PROBLEM STATEMENT: Write every line out verbatim and omit the pictures.

DATASET:
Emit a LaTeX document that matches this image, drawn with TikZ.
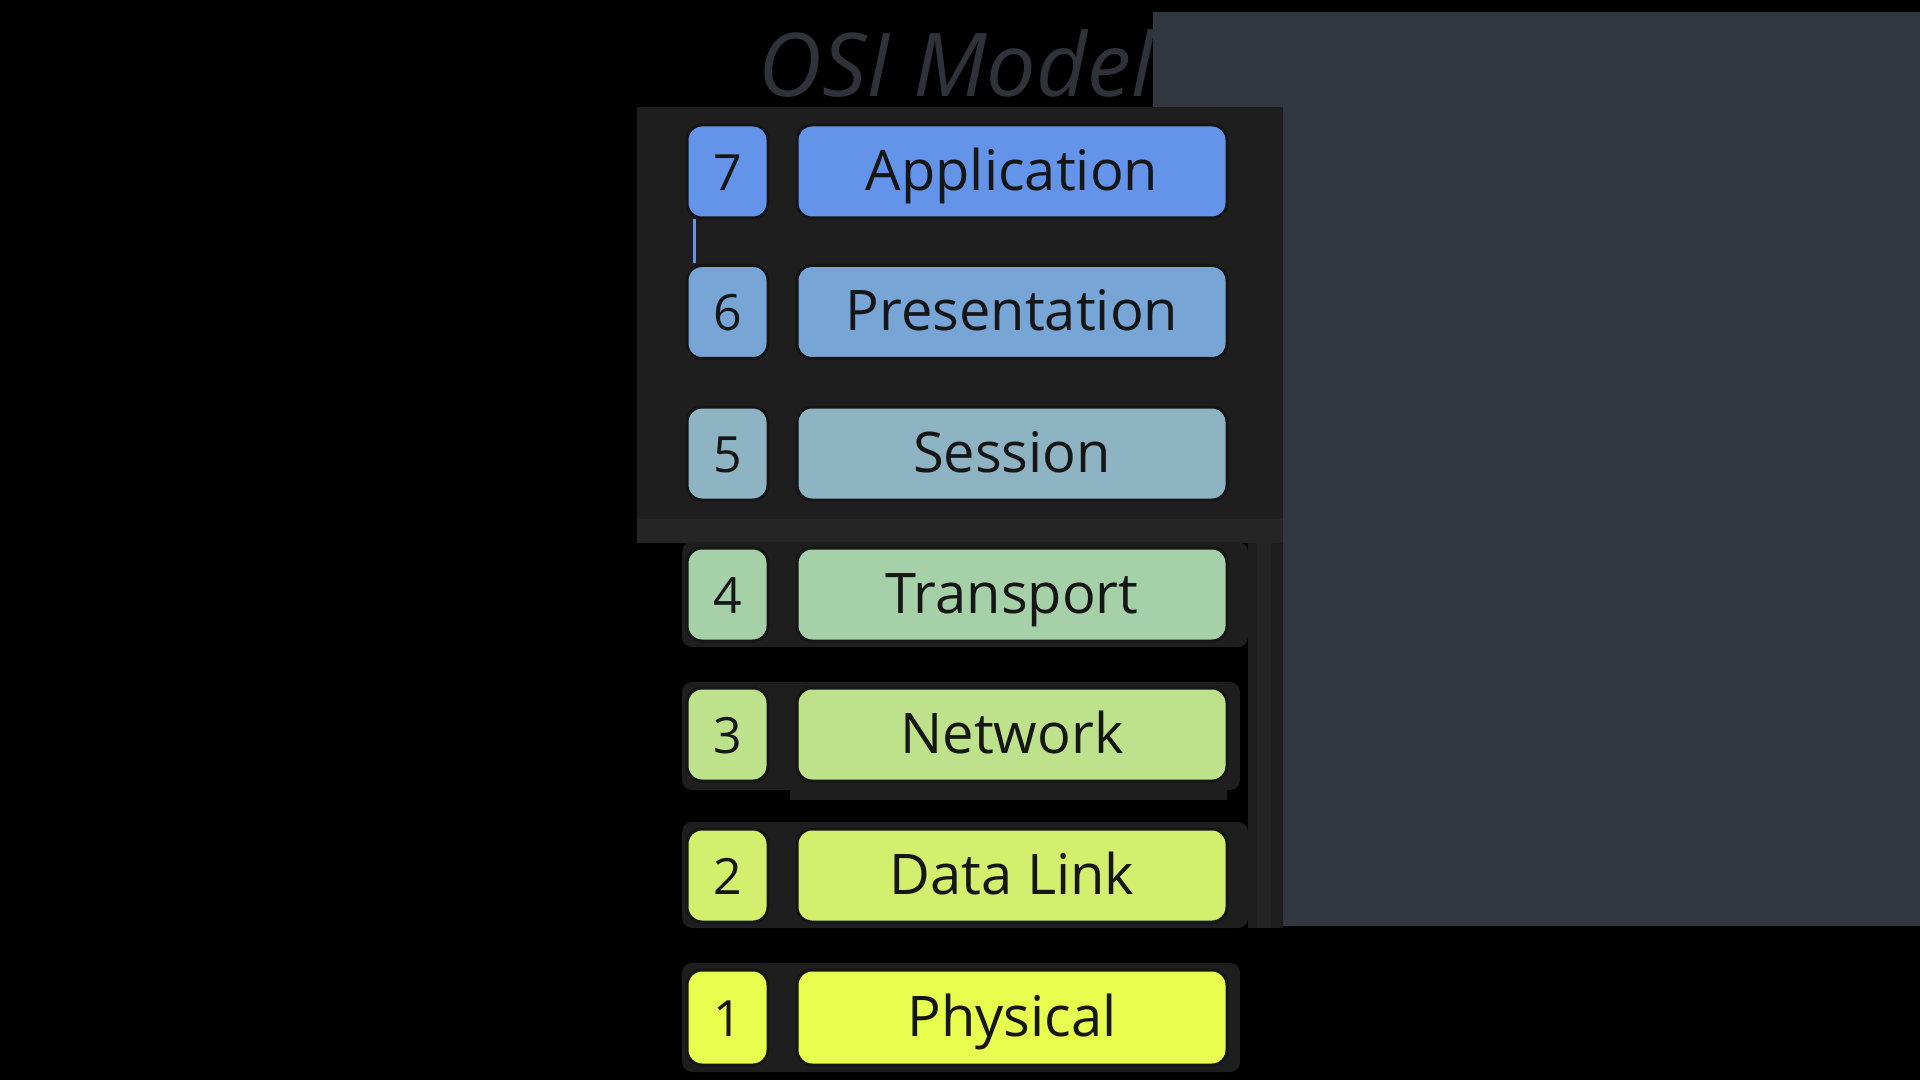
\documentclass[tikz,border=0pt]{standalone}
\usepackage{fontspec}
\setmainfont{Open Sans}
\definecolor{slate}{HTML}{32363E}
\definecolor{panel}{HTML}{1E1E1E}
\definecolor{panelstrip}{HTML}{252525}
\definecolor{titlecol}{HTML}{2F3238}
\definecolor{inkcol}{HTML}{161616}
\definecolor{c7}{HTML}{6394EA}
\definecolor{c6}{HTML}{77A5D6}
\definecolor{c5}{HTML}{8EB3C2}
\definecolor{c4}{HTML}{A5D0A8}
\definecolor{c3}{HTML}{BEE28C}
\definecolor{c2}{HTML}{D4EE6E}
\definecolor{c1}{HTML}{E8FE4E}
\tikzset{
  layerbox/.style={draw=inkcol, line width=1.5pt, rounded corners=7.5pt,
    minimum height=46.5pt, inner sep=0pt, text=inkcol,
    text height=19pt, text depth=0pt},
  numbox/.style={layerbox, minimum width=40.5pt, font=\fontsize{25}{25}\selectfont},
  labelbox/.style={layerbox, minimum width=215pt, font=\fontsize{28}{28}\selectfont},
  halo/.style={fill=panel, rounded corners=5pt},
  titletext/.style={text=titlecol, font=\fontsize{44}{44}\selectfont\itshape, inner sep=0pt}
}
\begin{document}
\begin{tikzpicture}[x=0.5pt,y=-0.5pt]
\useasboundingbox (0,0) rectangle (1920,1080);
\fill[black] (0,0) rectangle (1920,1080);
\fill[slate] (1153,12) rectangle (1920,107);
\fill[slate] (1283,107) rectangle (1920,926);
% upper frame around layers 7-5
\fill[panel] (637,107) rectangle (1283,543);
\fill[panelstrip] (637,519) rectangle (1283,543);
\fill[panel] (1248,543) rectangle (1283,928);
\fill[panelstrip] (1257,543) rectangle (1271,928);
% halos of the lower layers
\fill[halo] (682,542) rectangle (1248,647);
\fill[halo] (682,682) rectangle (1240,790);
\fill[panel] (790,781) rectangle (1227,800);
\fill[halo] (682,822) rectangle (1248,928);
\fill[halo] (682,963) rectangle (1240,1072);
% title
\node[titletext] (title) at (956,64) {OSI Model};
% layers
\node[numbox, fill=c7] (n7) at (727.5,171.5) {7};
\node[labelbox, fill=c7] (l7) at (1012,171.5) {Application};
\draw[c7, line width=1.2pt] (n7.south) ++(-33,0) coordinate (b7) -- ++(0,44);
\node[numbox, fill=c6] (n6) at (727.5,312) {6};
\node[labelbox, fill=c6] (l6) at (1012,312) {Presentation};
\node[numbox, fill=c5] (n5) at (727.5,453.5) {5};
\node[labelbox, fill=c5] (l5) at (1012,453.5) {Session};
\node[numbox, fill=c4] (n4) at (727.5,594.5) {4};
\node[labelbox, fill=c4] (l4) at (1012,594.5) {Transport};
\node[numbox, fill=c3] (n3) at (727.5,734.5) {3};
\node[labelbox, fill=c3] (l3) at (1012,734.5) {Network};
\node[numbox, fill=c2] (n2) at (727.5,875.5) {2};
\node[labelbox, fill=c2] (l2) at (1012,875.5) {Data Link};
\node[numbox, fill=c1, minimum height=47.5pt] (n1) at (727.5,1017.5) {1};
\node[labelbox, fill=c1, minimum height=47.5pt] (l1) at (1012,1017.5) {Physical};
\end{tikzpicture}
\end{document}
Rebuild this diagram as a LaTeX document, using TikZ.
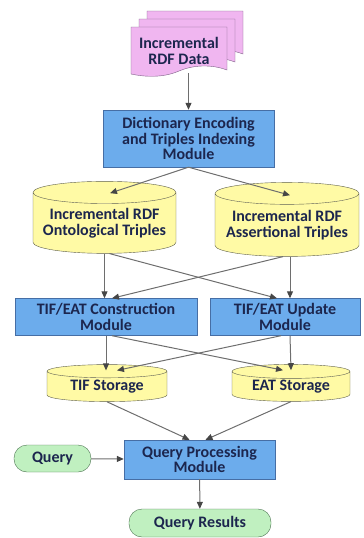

RESULT FOR THIS EXERCISE:
Emit a LaTeX document that matches this image, drawn with TikZ.
\documentclass[tikz,border=0pt]{standalone}
\usepackage{fontspec}
\setmainfont{Open Sans}
\definecolor{slate}{HTML}{32363E}
\definecolor{panel}{HTML}{1E1E1E}
\definecolor{panelstrip}{HTML}{252525}
\definecolor{titlecol}{HTML}{2F3238}
\definecolor{inkcol}{HTML}{161616}
\definecolor{c7}{HTML}{6394EA}
\definecolor{c6}{HTML}{77A5D6}
\definecolor{c5}{HTML}{8EB3C2}
\definecolor{c4}{HTML}{A5D0A8}
\definecolor{c3}{HTML}{BEE28C}
\definecolor{c2}{HTML}{D4EE6E}
\definecolor{c1}{HTML}{E8FE4E}
\tikzset{
  layerbox/.style={draw=inkcol, line width=1.5pt, rounded corners=7.5pt,
    minimum height=46.5pt, inner sep=0pt, text=inkcol,
    text height=19pt, text depth=0pt},
  numbox/.style={layerbox, minimum width=40.5pt, font=\fontsize{25}{25}\selectfont},
  labelbox/.style={layerbox, minimum width=215pt, font=\fontsize{28}{28}\selectfont},
  halo/.style={fill=panel, rounded corners=5pt},
  titletext/.style={text=titlecol, font=\fontsize{44}{44}\selectfont\itshape, inner sep=0pt}
}
\begin{document}
\begin{tikzpicture}[x=0.5pt,y=-0.5pt]
\useasboundingbox (0,0) rectangle (1920,1080);
\fill[black] (0,0) rectangle (1920,1080);
\fill[slate] (1153,12) rectangle (1920,107);
\fill[slate] (1283,107) rectangle (1920,926);
% upper frame around layers 7-5
\fill[panel] (637,107) rectangle (1283,543);
\fill[panelstrip] (637,519) rectangle (1283,543);
\fill[panel] (1248,543) rectangle (1283,928);
\fill[panelstrip] (1257,543) rectangle (1271,928);
% halos of the lower layers
\fill[halo] (682,542) rectangle (1248,647);
\fill[halo] (682,682) rectangle (1240,790);
\fill[panel] (790,781) rectangle (1227,800);
\fill[halo] (682,822) rectangle (1248,928);
\fill[halo] (682,963) rectangle (1240,1072);
% title
\node[titletext] (title) at (956,64) {OSI Model};
% layers
\node[numbox, fill=c7] (n7) at (727.5,171.5) {7};
\node[labelbox, fill=c7] (l7) at (1012,171.5) {Application};
\draw[c7, line width=1.2pt] (n7.south) ++(-33,0) coordinate (b7) -- ++(0,44);
\node[numbox, fill=c6] (n6) at (727.5,312) {6};
\node[labelbox, fill=c6] (l6) at (1012,312) {Presentation};
\node[numbox, fill=c5] (n5) at (727.5,453.5) {5};
\node[labelbox, fill=c5] (l5) at (1012,453.5) {Session};
\node[numbox, fill=c4] (n4) at (727.5,594.5) {4};
\node[labelbox, fill=c4] (l4) at (1012,594.5) {Transport};
\node[numbox, fill=c3] (n3) at (727.5,734.5) {3};
\node[labelbox, fill=c3] (l3) at (1012,734.5) {Network};
\node[numbox, fill=c2] (n2) at (727.5,875.5) {2};
\node[labelbox, fill=c2] (l2) at (1012,875.5) {Data Link};
\node[numbox, fill=c1, minimum height=47.5pt] (n1) at (727.5,1017.5) {1};
\node[labelbox, fill=c1, minimum height=47.5pt] (l1) at (1012,1017.5) {Physical};
\end{tikzpicture}
\end{document}
Rebuild this diagram as a LaTeX document, using TikZ.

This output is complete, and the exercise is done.